PROBLEM TO SOLVE | Retype exactly the lines from the first one through the line with "import * as echarts from 'echarts';", including both ends; skip any pictures.

━━━

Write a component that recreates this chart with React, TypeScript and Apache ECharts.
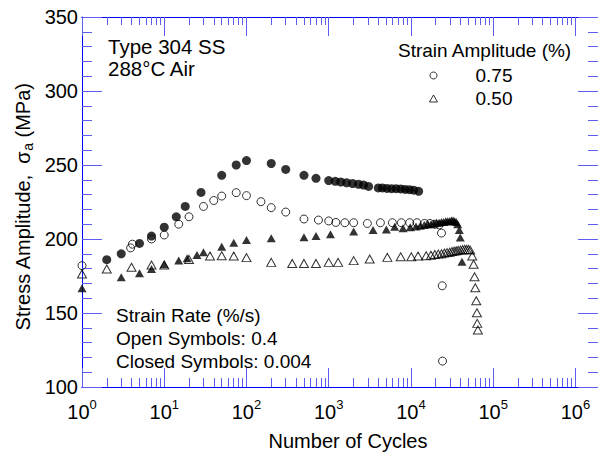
import { useEffect, useRef } from 'react';
import * as echarts from 'echarts';

// ---------- data ----------
// 0.75 % strain amplitude, open symbols (strain rate 0.4 %/s)
const cyc075Open = [1, 3.9, 4.1, 7, 10, 15, 20, 30, 40, 50, 75, 100, 150, 200, 300, 500, 750, 1000, 1220, 1570, 2010, 2950, 4250, 5940, 7640, 9640, 11800, 14650, 17000, 19500, 22000, 23500, 24000, 24200];
const sig075Open = [182, 194, 196.5, 200, 202.7, 210, 215, 222, 226, 229, 231.3, 229.3, 225.2, 221.2, 218.2, 213.5, 212.8, 212.2, 211.2, 211, 211, 210.5, 211, 211, 211, 211, 211, 210.5, 210.5, 210, 209.5, 204, 168.4, 117.5];

// 0.75 % strain amplitude, closed symbols (strain rate 0.004 %/s)
const cyc075Closed = [2, 3, 5, 7, 10, 14, 18, 28, 50, 75, 100, 200, 300, 500, 700, 1000, 1200, 1400, 1650, 1950, 2300, 2650, 3050, 4000, 4500, 5100, 5800, 6600, 7500, 8500, 9600, 10800, 12400];
const sig075Closed = [186, 190, 197, 202, 208, 215, 222, 231.5, 243, 250, 253, 251, 247, 243, 241, 239.5, 239, 238.5, 238, 237.5, 237, 236.5, 235.5, 234.5, 234.5, 234.2, 234, 234, 233.8, 233.5, 233.3, 233, 232.2];

// 0.50 % strain amplitude, open symbols
const cyc050Open = [1, 2, 4, 7, 10, 20, 36, 50, 70, 100, 200, 360, 500, 700, 1000, 1300, 2010, 3150, 5160, 7500, 10100, 12200, 15300, 17500, 19500, 21500, 23500, 25500, 27500, 29500, 31500, 33500, 35500, 37500, 40000, 42500, 45000, 47500, 50000, 52500, 55600, 57700, 59300, 60500, 62200, 63400, 64000, 65100];
const sig050Open = [176.4, 179.7, 180.9, 182.4, 182.4, 186.2, 188.5, 188.7, 188.5, 187.4, 184.2, 183.5, 183.5, 183.5, 184.2, 184.2, 185.4, 186.5, 187.6, 188, 188, 188.5, 188.7, 189, 189.5, 189.8, 190, 190.5, 190.8, 191, 191.5, 191.8, 192, 192.3, 192.5, 192.8, 193, 193, 193, 192.5, 188.5, 182.9, 174.5, 167.1, 158.3, 150.2, 143, 138.5];

// 0.50 % strain amplitude, closed symbols
const cyc050Closed = [1, 3, 5, 7, 10, 15, 19, 25, 30, 50, 70, 100, 200, 500, 700, 1050, 2010, 3460, 5020, 6340, 8000, 9800, 11500, 13000, 14500, 16000, 17500, 19000, 20500, 22000, 23500, 25000, 26500, 28000, 29500, 31000, 32500, 34000, 35500, 37000, 38700, 39800, 41700];
const sig050Closed = [166.7, 174.1, 176.8, 179.7, 182.9, 185.4, 187, 189.2, 191, 194.8, 197.5, 199.3, 200.5, 201.1, 202, 203.2, 205, 206, 206.5, 208.3, 207.2, 208, 208.5, 209, 209.5, 210, 210, 210.5, 211, 211, 211.5, 211.5, 212, 212, 212, 212.5, 212.5, 212, 211.5, 210, 206, 201, 184.7];

// axis ticks
const majorCycles = [1, 10, 100, 1000, 10000, 100000, 1000000];
const minorMultipliers = [2, 3, 4, 5, 6, 7, 8, 9];
const minorCycles = majorCycles.flatMap((d) => minorMultipliers.map((m) => m * d));
const X_MIN = 1;
const X_MAX = 1.88e6;
const Y_MIN = 100;
const Y_MAX = 350;
const Y_STEP = 50;

const FONT = "'Liberation Sans', Arial, Helvetica, sans-serif";
const AXIS = '#0000ff';
const TICK = '#5c5cf0';

const pairs = (xs: number[], ys: number[]) => xs.map((x, i) => [x, ys[i]]);

function xAxisCfg(position: 'top' | 'bottom', values: number[], len: number, withLabels: boolean) {
  return {
    type: 'log',
    logBase: 10,
    min: X_MIN,
    max: X_MAX,
    position,
    axisLine: { show: true, onZero: false, lineStyle: { color: AXIS, width: 1 } },
    axisTick: { show: true, inside: true, length: len, customValues: values, lineStyle: { color: TICK, width: 1 } },
    axisLabel: withLabels
      ? {
          show: true,
          customValues: majorCycles,
          margin: 11,
          color: '#000',
          fontFamily: FONT,
          fontSize: 20,
          formatter: (v: number) => `{b|10}{s|${Math.round(Math.log10(v))}}`,
          rich: {
            b: { fontSize: 20, lineHeight: 28, fontFamily: FONT, color: '#000' },
            s: { fontSize: 13, lineHeight: 16, verticalAlign: 'top', fontFamily: FONT, color: '#000' },
          },
        }
      : { show: false },
    splitLine: { show: false },
    minorTick: { show: false },
    minorSplitLine: { show: false },
  };
}

function yAxisCfg(position: 'left' | 'right', withLabels: boolean) {
  return {
    type: 'value',
    min: Y_MIN,
    max: Y_MAX,
    interval: Y_STEP,
    position,
    axisLine: { show: true, onZero: false, lineStyle: { color: AXIS, width: 1 } },
    axisTick: { show: true, inside: true, length: 20, lineStyle: { color: TICK, width: 1 } },
    minorTick: { show: true, splitNumber: 5, length: 10, lineStyle: { color: TICK, width: 1 } },
    axisLabel: withLabels
      ? { show: true, margin: 4, color: '#000', fontFamily: FONT, fontSize: 20 }
      : { show: false },
    splitLine: { show: false },
    minorSplitLine: { show: false },
  };
}

const openStyle = { color: 'rgba(0,0,0,0)', borderColor: '#000', borderWidth: 1 };
const closedStyle = { color: '#000', borderColor: '#000', borderWidth: 0 };

function text(x: number, y: number, t: string, extra: any = {}) {
  return {
    type: 'text',
    x,
    y,
    silent: true,
    ...extra,
    style: {
      text: t,
      fill: '#000',
      fontFamily: FONT,
      fontSize: 19,
      align: 'left',
      verticalAlign: 'middle',
      ...(extra.style || {}),
    },
  };
}

const option: any = {
  animation: false,
  backgroundColor: '#fff',
  grid: { left: 82, top: 17, right: -1, bottom: 70, containLabel: false },
  xAxis: [
    xAxisCfg('bottom', majorCycles, 19, true),
    xAxisCfg('bottom', minorCycles, 9, false),
    xAxisCfg('top', majorCycles, 19, false),
    xAxisCfg('top', minorCycles, 8, false),
  ],
  yAxis: [yAxisCfg('left', true), yAxisCfg('right', false)],
  legend: {
    data: [
      { name: '0.75', icon: 'circle' },
      { name: '0.50', icon: 'triangle' },
    ],
    orient: 'vertical',
    left: 424,
    top: 59,
    itemWidth: 8,
    itemHeight: 7,
    itemGap: 0,
    symbolKeepAspect: true,
    selectedMode: false,
    textStyle: { fontFamily: FONT, fontSize: 19, color: '#000', lineHeight: 23, padding: [0, 0, 0, 33] },
    itemStyle: { color: 'rgba(0,0,0,0)', borderColor: '#000', borderWidth: 1 },
  },
  series: [
    {
      name: '0.75 (0.004 %/s)',
      type: 'scatter',
      symbol: 'circle',
      symbolSize: 9,
      itemStyle: closedStyle,
      data: pairs(cyc075Closed, sig075Closed),
    },
    {
      name: '0.50 (0.004 %/s)',
      type: 'scatter',
      symbol: 'triangle',
      symbolSize: [9, 8],
      itemStyle: closedStyle,
      data: pairs(cyc050Closed, sig050Closed),
    },
    {
      name: '0.75',
      type: 'scatter',
      symbol: 'circle',
      symbolSize: 8,
      itemStyle: openStyle,
      data: pairs(cyc075Open, sig075Open),
    },
    {
      name: '0.50',
      type: 'scatter',
      symbol: 'triangle',
      symbolSize: [9, 8],
      itemStyle: openStyle,
      data: pairs(cyc050Open, sig050Open),
    },
  ],
  graphic: [
    text(108, 46, 'Type 304 SS', { style: { fontSize: 20.5 } }),
    text(108, 68, '288°C Air', { style: { fontSize: 20.5 } }),
    text(398, 50, 'Strain Amplitude (%)'),
    text(116, 315, 'Strain Rate (%/s)'),
    text(116, 338, 'Open Symbols: 0.4'),
    text(116, 361, 'Closed Symbols: 0.004'),
    text(348, 441, 'Number of Cycles', { style: { align: 'center', fontSize: 20 } }),
    {
      type: 'text',
      x: 23,
      y: 207,
      rotation: Math.PI / 2,
      silent: true,
      style: {
        text: 'Stress Amplitude,  σ{sub|a} (MPa)',
        fill: '#000',
        fontFamily: FONT,
        fontSize: 20,
        lineHeight: 24,
        align: 'center',
        verticalAlign: 'middle',
        rich: {
          sub: { fontSize: 14, lineHeight: 14, verticalAlign: 'bottom', fontFamily: FONT, fill: '#000' },
        },
      },
    },
  ],
};

export default function App() {
  const ref = useRef<HTMLDivElement>(null);
  useEffect(() => {
    if (!ref.current) return;
    const chart = echarts.init(ref.current, null, { renderer: 'svg' });
    chart.setOption(option);
    return () => chart.dispose();
  }, []);
  return (
    <div
      ref={ref}
      style={{ position: 'fixed', left: 0, top: 0, width: 598, height: 457, background: '#fff' }}
    />
  );
}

━━━

COMPLETE RESPONSE |
Write a component that recreates this chart with React, TypeScript and Apache ECharts.
import { useEffect, useRef } from 'react';
import * as echarts from 'echarts';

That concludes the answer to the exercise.